Alan Alborov (Æлборты Алан Юрийы фырт, Ælborty Alan Jurijy fyrt, Алан Юрьевич Алборов; born 22 August 1976) is an Ossetian politician from partially recognized South Ossetia and former speaker of the Parliament of South Ossetia from September 2022 to June 2024. Alborov has served as the founding chairman of the Nykhaz political party, as well as the mayor of the capital city of Tskhinvali.

==Early life==
Alborov was born to an urban middle-class family in Tskhinvali. He had a successful career as a businessman in Russia, where he and his brother, Oleg, made a small fortune selling vodka in North Ossetia.

Alborov was named by President Leonid Tibilov as the head of housing and communal services in the Leningor District after a long period of absence from his homeland.

==Political career==
===Mayoralty===
After Tibilov introduced Alborov to politics he quickly elevated his position in Tibilov's entourage, being named the mayor Tskhinvali in 2013. At the same time Tibilov, a political independent, tasked Alborov with creating for him a pro-government political party to unite his supporters. Alborov's political party was named Nykhaz, literally meaning "speech" or "meeting."

Alborov's leadership of the party would be brief, as he would be replaced as chairman by Ruslan Gagloyev early in 2014 so he could prepare for the 2014 election. After the 2017 election saw Tibilov's re-election bid be defeated, Alborov was replaced as mayor by the new president, Anatoly Bibilov.

===Parliamentarian===
Prior to being named speaker, Gagloev was elected to the Parliament of South Ossetia for Nykhaz in 2019. Since 2020 Nykhaz, Unity of the People and the People's Party entered a governing coalition. Additionally, Alborov served as chairman of the committee on natural resources.

===Speakership===
Following the 2022 election, Nykhaz's Alan Gagloev secured the Presidency and moved to limit the power and influence of the former ruling party, United Ossetia. This included pressuring incumbent Speaker, Alan Tadtaev, to resign with Alborov being named to the position after defeating another United Ossetian cannidate, the chairman of the defense and security committee, Atsamaz Bibilov. Alborov was officially sworn in as speaker on September 15, 2022.

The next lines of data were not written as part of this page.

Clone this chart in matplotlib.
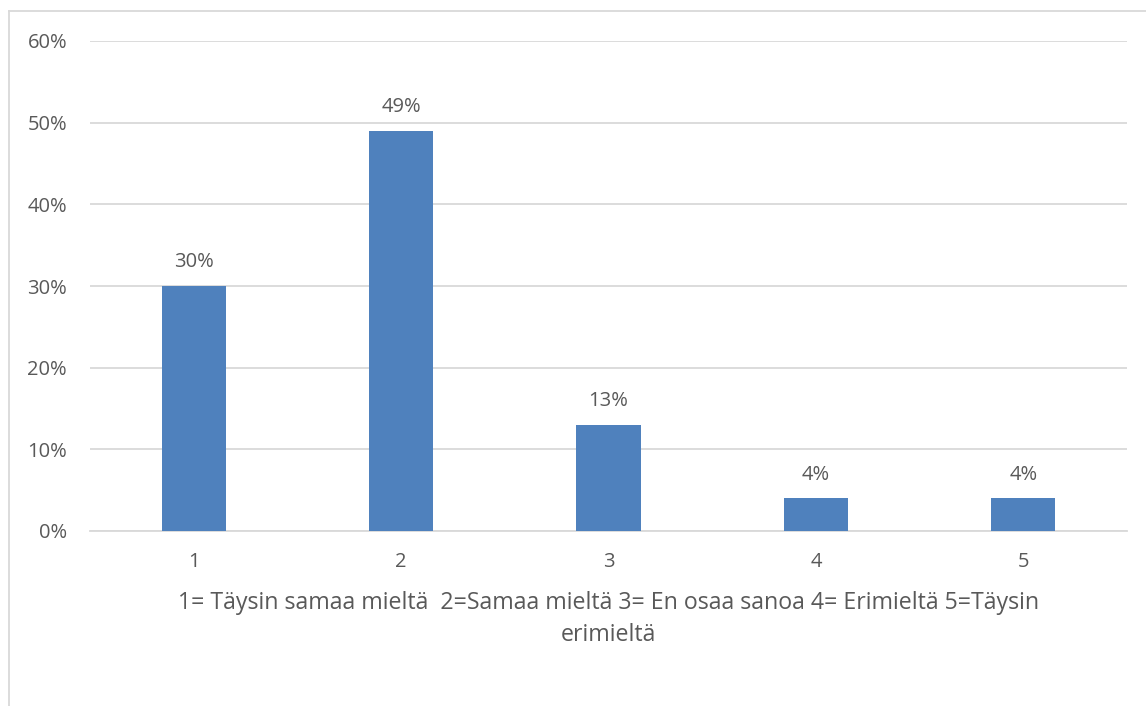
import matplotlib.pyplot as plt
from matplotlib.lines import Line2D

# Survey answer distribution (share of respondents)
categories = ['1', '2', '3', '4', '5']
shares = [30, 49, 13, 4, 4]
yticks = [0, 10, 20, 30, 40, 50, 60]
xlabel = '1= Täysin samaa mieltä  2=Samaa mieltä 3= En osaa sanoa 4= Erimieltä 5=Täysin\nerimieltä'

plt.rcParams['font.family'] = ['Open Sans', 'DejaVu Sans']
text_color = '#595959'
grid_color = '#D9D9D9'

W, H = 1146, 706
fig = plt.figure(figsize=(W / 100, H / 100), dpi=100)
ax = fig.add_axes([90 / W, 1 - 531 / H, (1127 - 90) / W, (531 - 41) / H])

x = range(len(categories))
bars = ax.bar(x, shares, width=0.31, color='#4F81BD', zorder=3)
for b, v in zip(bars, shares):
    ax.annotate(f'{v}%', (b.get_x() + b.get_width() / 2, v), xytext=(0, 17),
                textcoords='offset points', ha='center', va='center',
                fontsize=14.5, color=text_color)

ax.set_xlim(-0.5, len(categories) - 0.5)
ax.set_ylim(0, 60)
ax.set_yticks(yticks)
ax.set_yticklabels([f'{t}%' for t in yticks])
ax.set_xticks(list(x))
ax.set_xticklabels(categories)
ax.tick_params(axis='both', length=0, labelsize=14.5, labelcolor=text_color)
ax.tick_params(axis='x', pad=15)
ax.tick_params(axis='y', pad=16.5)
ax.grid(axis='y', color=grid_color, linewidth=1.3, zorder=0)
for s in ['top', 'right', 'left']:
    ax.spines[s].set_visible(False)
ax.spines['bottom'].set_color(grid_color)
ax.spines['bottom'].set_linewidth(1.3)
ax.set_xlabel(xlabel, fontsize=16.7, color=text_color, labelpad=14, linespacing=1.42)

# chart area border (left and top edges)
fig.add_artist(Line2D([8.5 / W, 8.5 / W], [0, 1 - 11 / H], color=grid_color, linewidth=1.3))
fig.add_artist(Line2D([8.5 / W, 1], [1 - 11 / H, 1 - 11 / H], color=grid_color, linewidth=1.3))

fig.savefig('out.png', dpi=100)
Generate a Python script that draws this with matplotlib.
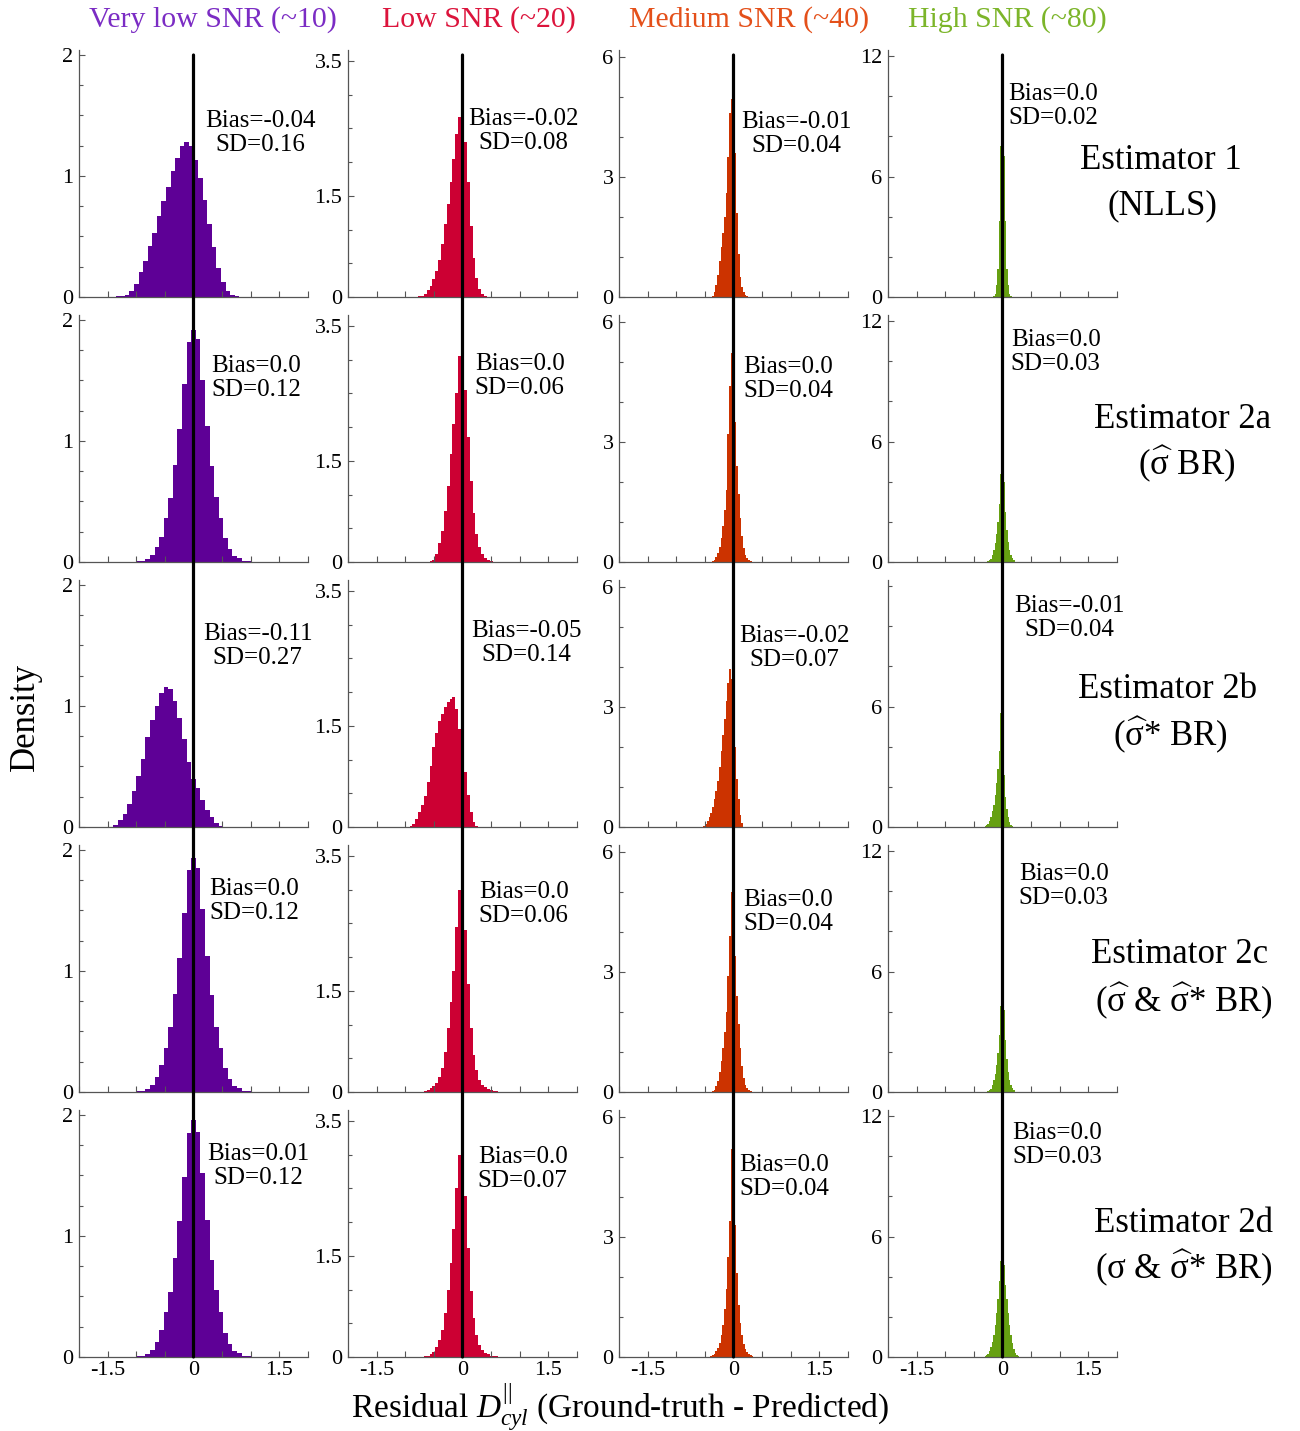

On December 15, 2022, Alborov went on a state visit to Russia where he met with the chairman of the Russian Duma, Vyacheslav Volodin. The pair discussed future cooperation between Nykhaz and United Russia and to establish an “inter-parliamentary” bilateral commission to promote cooperation. During the meeting, Volodin referred to South Ossetia as an independent state, instead as either part of Russia or Georgia, and that the relationships between the states of Russia and South Ossetia are “based on the principles of equality, good neighborliness and mutual respect.”

On July 5, 2023, Alan Tekhov, chairman of the committee on economy, small business and agriculture, and Zaza Driaev, chairman of the profile committee, proposed a motion to investigate possible Belarusian recognition of South Ossetia as an independent state. Speaker Alborov approved the motion and opened an official investigation for further elaboration.

In March 2024, Alborov, while discussing the proposal to have South Ossetia be annexed by Russia, didn't rule out the possibility of holding a referendum regarding the issue, saying that it was "being discussed in close coordination with Moscow".

===Presidential administration===
Alborov did not seek re-election in the 2024 elections, instead opting to leave Parliament and return to Gagloev's staff as his new Head of the Presidential Administration via decree on July 22, 2024.